There were 1116 cases of preeclampsia among the 23,316 blinded participants. In addition, 582 women had chronic hypertension, and 1370 women experienced gestational hypertension. Only the women who remained normotensive (20,248) or who experienced preeclampsia are included in these analyses. Characteristics of these 21,364 women are shown in Table 1 . Maternal age, BMI, and glucose values at the OGTT and gestational age at delivery are similar to those that have been reported for the entire cohort. Our primary objective was to determine associations of glucose, BMI, and C-peptide with risk of preeclampsia. Because of center-by-center differences in frequency of preeclampsia and other variables (maternal age, BMI, parity), a comparison of characteristics of those women who experienced preeclampsia with those women who remained normotensive optimally would use a case-control design that is outside the scope of this report.

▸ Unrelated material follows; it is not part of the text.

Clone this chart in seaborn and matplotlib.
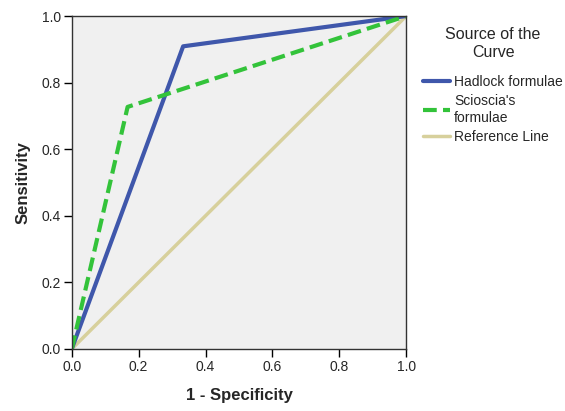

|Age, y c||21,364||29.2 ± 5.8|
|Body mass index (kg/m 2 ) c , d||21,364||27.4 ± 4.9|
|Fasting plasma glucose, mg/dL c , d , e||21,364||80.7 ± 6.8|
|Plasma glucose, mg/dL c , d , e|
|1-hr||21,364||133.4 ± 30.8|
|2-hr||21,364||110.5 ± 23.4|
|Fasting C-peptide, μg/L c , d||21,141||1.9 ± 0.8|
|Gestational age, wk c , d||21,364||27.8 ± 1.8|
|Prenatal smoking (any)||1429||6.7%|
|Prenatal alcohol use (any)||1476||6.9%|
|Family history of diabetes mellitus||4795||22.5%|
|Family history of hypertension||7427||34.8%|
|Parity (previous delivery ≥20 wk)||11,246||53.1%|
|Prenatal urinary tract infection||1483||6.9%|
|Gestational age, wk c||21,364||39.4 ± 1.7|
a Hypertension that was present at <20 weeks’ gestation that did not progress to preeclampsia was classified as chronic hypertension. After 20 weeks’ gestation, hypertensive disorders in pregnancy were categorized according to International Society for the Study of Hypertension guidelines. Preeclampsia was defined as systolic blood pressure of ≥140 mm Hg and/or diastolic blood pressure of ≥90 mm Hg on ≥2 occasions a minimum of 6 hours apart and proteinuria of ≥1+ dipstick or ≥300 mg per 24 hours. If the criteria for elevated blood pressure, but not proteinuria, were met, this was classified as gestational hypertension;
Table 2 shows associations between maternal fasting C-peptide and preeclampsia and includes ORs and 95% CIs for each category compared with the lowest or referent category. A fasting C-peptide level was available for 21,141 of the 21,364 women with either no hypertension or preeclampsia. The frequency of preeclampsia rose from 1.7% in the lowest category (≤1.2 ug/L) of fasting C-peptide to 16.9% in the highest (≥4.8 μg/L). Odds ratios rose across categories in each of the models and were highest in the second-highest category. With adjustment for confounders that included BMI (model II), there was substantial attenuation. However, there was very little additional attenuation with further adjustment for FPG (model III). With fasting C-peptide considered as a continuous variable, ORs for C-peptide that were higher by 1 SD (0.87 ug/L) were 1.61, 1.32, and 1.28, in the 3 models, respectively. In each model, there was a significant nonlinear association of fasting C-peptide with preeclampsia ( P < .001, when C-peptide squared was added to the model).